Part of the curse of fame for artists like Farmer is that the public demands a crystallization of their practice—and the public wants repeats of blockbuster works at factory-efficient speeds. But Farmer is “a fern, not a cactus,” he explains to me. “I need shade and maybe five years between things. And then, when things do finally happen… Well, it’s like a thunderstorm, you know? You can’t force a thunderstorm to happen.”

How does a fern make a thunderstorm? Such was the anxiety at play when Farmer took a phone call from the National Gallery last December. He thought it would just be another query about the conservation of his work but, instead, it was director Marc Mayer asking, “Do you want to do Venice?”

“I said yes right away,” Farmer says. Yet there was dread, too. “When I agreed to it, I was thinking I need to use this opportunity to shift the way I work. I want to take a leap into new territory.” The Canadian pavilion at the Venice Biennale is notoriously awkward—hexagon-like, disorienting, and small. But because it’s being restored just after the 2017 edition, the Italian authorities have given Farmer certain liberties with the space. Still, he says, “There’s such an opportunity for failure. It’s nerve-racking.”

Farmer’s Biennale work, still untitled and still very much a secret, will not be a cut-out extravaganza in the style of Leaves of Grass. And yet it will still be a metaphorical “cut-out”—the methodology’s spirit remains. A while back, Farmer’s sister found a couple of black-and-white photos of the scene where their grandfather was killed. They show a railway crossing, a pickup truck knocked off balance, a ruined fence. He saw his opening. It is this miniature personal archive, some photos of no consequence to anyone but Farmer’s own family, that will serve as source material for the Biennale work. (Indeed, a central axis point in the pavilion will become an allegorical re-creation of the event.)

 

Geoffrey Farmer

 

To push his art further, Farmer has also decided the “cutting out” will, this time, not be done by his own hands. In fact, the work is being produced at an art foundry in Switzerland called the Kunstgiesserei. There, 3-D–printed sculptures are being cast in aluminum and bronze. Farmer sees those printed sculptures as a natural evolution of his earlier work. When he was cutting images out of magazines, he was freeing them from the page. When he prints 3-D sculptures, he is freeing shapes from their original containers, too. The objects, seemingly spun from the air, are also shadows, echoes of the original. “Looking at a 3-D–printed object, there’s this uncanny feeling you get. It’s similar to when people saw a train coming toward them on film for the first time.
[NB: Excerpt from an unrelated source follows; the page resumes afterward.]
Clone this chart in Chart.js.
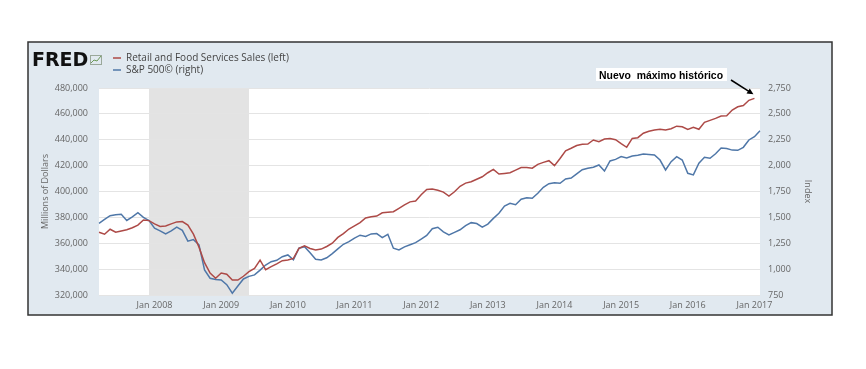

They ducked. They didn’t know what they were seeing. That’s what’s happening to us now.”

The advent of 3-D printing, of course, has serious repercussions for the manufacturing industry. What happens to that labour when, instead, we can press a button and 3-D print a table, a T-shirt—or a piece of art? Farmer seems at once entranced and appalled at the ease of mechanical reproduction. But by cutting things out of their original context, his work forces us to notice the labour behind creation. As he tells me about his plans for Venice, his fear of failure, and the “embarrassing labour and mistakes” that take up so much of his days, that wall of ruined brooms rises over his shoulder like a silent chorus, like so many witnesses to that labour, that care.